1. Fauxmoir

              James Frey messed me up. A few years ago he wrote A Million Little Pieces, a memoir about his addiction to drugs that was light on facts and heavy on fabrication. It didn’t bother me that the book was a sham, but when he fessed up and was summarily shamed by Oprah on national television, it created an image problem for pathological liars with literary aspirations everywhere. See, I’d been planning to write my own fake memoir, or fauxmoir, because while memoirs are super popular, I haven’t led a memoir-worthy life. “I am a middle school teacher from Connecticut…” God, I practically fell asleep just writing that sentence. But what if I told you I’m a middle school teacher from Connecticut who, while visiting Waziristan, stumbled into Osama bin Laden’s cave, which was plastered floor to ceiling with photos of Laura Bush in her underwear?

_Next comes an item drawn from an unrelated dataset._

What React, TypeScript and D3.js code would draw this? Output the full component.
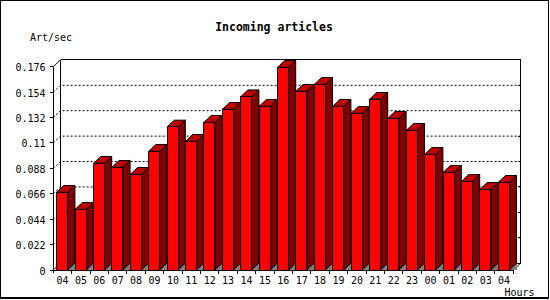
import React from "react";
import * as d3 from "d3";

const hours = ["04","05","06","07","08","09","10","11","12","13","14","15","16","17","18","19","20","21","22","23","00","01","02","03","04"];
const rates = [0.0673,0.0525,0.0924,0.0889,0.0828,0.1027,0.1238,0.1114,0.1278,0.1391,0.150,0.1417,0.1755,0.1547,0.1607,0.1417,0.1356,0.1478,0.1313,0.1209,0.1001,0.0845,0.0767,0.0698,0.0759];
const tickValues = [0,0.022,0.044,0.066,0.088,0.11,0.132,0.154,0.176];
const tickLabels = ["0","0.022","0.044","0.066","0.088","0.11","0.132","0.154","0.176"];

export default function App() {
  const W = 550, H = 300;
  const x0 = 53.3, x1 = 513.3, yBottom = 270, yTop = 66.7;
  const dx = 7.2, dy = 6.8;
  const y = d3.scaleLinear().domain([0, 0.176]).range([yBottom, yTop]);
  const keys = hours.map((h, i) => i);
  const x = d3.scaleBand<number>().domain(keys).range([x0, x1]).padding(0);
  const bw = x.bandwidth();
  const mono = "'DejaVu Sans Mono', monospace";
  return (
    <svg width={W} height={H} style={{ position: "fixed", left: 0, top: 0, background: "#fff" }} shapeRendering="crispEdges">
      <rect x={0} y={0} width={W} height={H} fill="#fff" />
      <rect x={0.5} y={0.5} width={547.5} height={297} fill="none" stroke="#000" strokeWidth={1} />
      <line x1={0} x2={549} y1={298.5} y2={298.5} stroke="#000" />
      <line x1={548.5} x2={548.5} y1={0} y2={299} stroke="#000" />
      <text x={274} y={31} textAnchor="middle" fontFamily={mono} fontWeight="bold" fontSize={11.5} fill="#000">Incoming articles</text>
      <text x={30} y={40.5} fontFamily={mono} fontSize={10} fill="#000">Art/sec</text>
      <text x={504.5} y={296} fontFamily={mono} fontSize={10} fill="#000">Hours</text>
      {/* gridlines */}
      {tickValues.slice(1, -1).map((v, i) => (
        <g key={"g" + i}>
          <polyline
            points={`${x0},${y(v)} ${x0 + dx},${y(v) - dy} ${x1 + dx},${y(v) - dy}`}
            fill="none" stroke="#000" strokeDasharray="2,2" shapeRendering="auto" strokeWidth={1}
          />
          <line x1={x1 + dx - 2.5} x2={x1 + dx} y1={y(v) - dy} y2={y(v) - dy} stroke="#000" />
        </g>
      ))}
      {/* back box */}
      <g stroke="#000" fill="none" strokeWidth={1}>
        <line x1={x0 + dx} x2={x0 + dx} y1={yTop - dy} y2={yBottom - dy} />
        <line x1={x0 + dx} x2={x1 + dx} y1={yTop - dy} y2={yTop - dy} />
        <line x1={x1 + dx} x2={x1 + dx} y1={yTop - dy} y2={yBottom - dy} />
        <line x1={x0 + dx} x2={x1 + dx} y1={yBottom - dy} y2={yBottom - dy} />
        <line x1={x0} x2={x0 + dx} y1={yTop} y2={yTop - dy} shapeRendering="auto" />
        <line x1={x0} x2={x0 + dx} y1={yBottom} y2={yBottom - dy} shapeRendering="auto" />
        <line x1={x1} x2={x1 + dx} y1={yBottom} y2={yBottom - dy} shapeRendering="auto" />
      </g>
      {/* bars */}
      {rates.map((v, i) => {
        const bx = (x(i) as number) + 3.4;
        const bx2 = bx + 11;
        const ty = y(v);
        return (
          <g key={"b" + i} stroke="#000" strokeWidth={1} strokeLinejoin="miter">
            <polygon points={`${bx2},${yBottom} ${bx2 + dx},${yBottom - dy} ${bx2 + dx},${yBottom}`} fill="#808080" stroke="none" />
            <polygon points={`${bx2},${yBottom} ${bx2 + dx},${yBottom - dy} ${bx2 + dx},${ty - dy} ${bx2},${ty}`} fill="#800000" shapeRendering="auto" />
            <polygon points={`${bx},${ty} ${bx + dx},${ty - dy} ${bx2 + dx},${ty - dy} ${bx2},${ty}`} fill="#c00000" shapeRendering="auto" />
            <rect x={bx} y={ty} width={11} height={yBottom - ty} fill="#ff0000" />
          </g>
        );
      })}
      {/* axes */}
      <line x1={x0} x2={x0} y1={yTop} y2={yBottom + 3} stroke="#000" />
      <line x1={x0} x2={x1} y1={yBottom} y2={yBottom} stroke="#000" />
      {tickValues.map((v, i) => (
        <g key={"t" + i}>
          <line x1={x0 - 3.5} x2={x0} y1={y(v)} y2={y(v)} stroke="#000" />
          <text x={45.5} y={y(v) + 4.5} textAnchor="end" fontFamily={mono} fontSize={10} fill="#000">{tickLabels[i]}</text>
        </g>
      ))}
      {keys.map((k) => (
        <line key={"xt" + k} x1={(x(k) as number) + bw} x2={(x(k) as number) + bw} y1={yBottom} y2={yBottom + 4} stroke="#000" />
      ))}
      {hours.map((h, i) => (
        <text key={"xl" + i} x={(x(i) as number) + bw / 2} y={283.5} textAnchor="middle" fontFamily={mono} fontSize={10} fill="#000">{h}</text>
      ))}
    </svg>
  );
}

What if I told you that one of my kids is actually the product of one wild night in the Miami Airport Marriott with Regis and Kathie Lee? I was working on tying these storylines together when the A Million Little Pieces debacle made the fauxmoir seem less like a can’t miss bestseller and more like something I just made up. I don’t know; I’m still trying to move forward, but unless I can get around Philbin’s demand for a paternity test, I’m going to have to change a bunch of names and call it a novel based on a true story.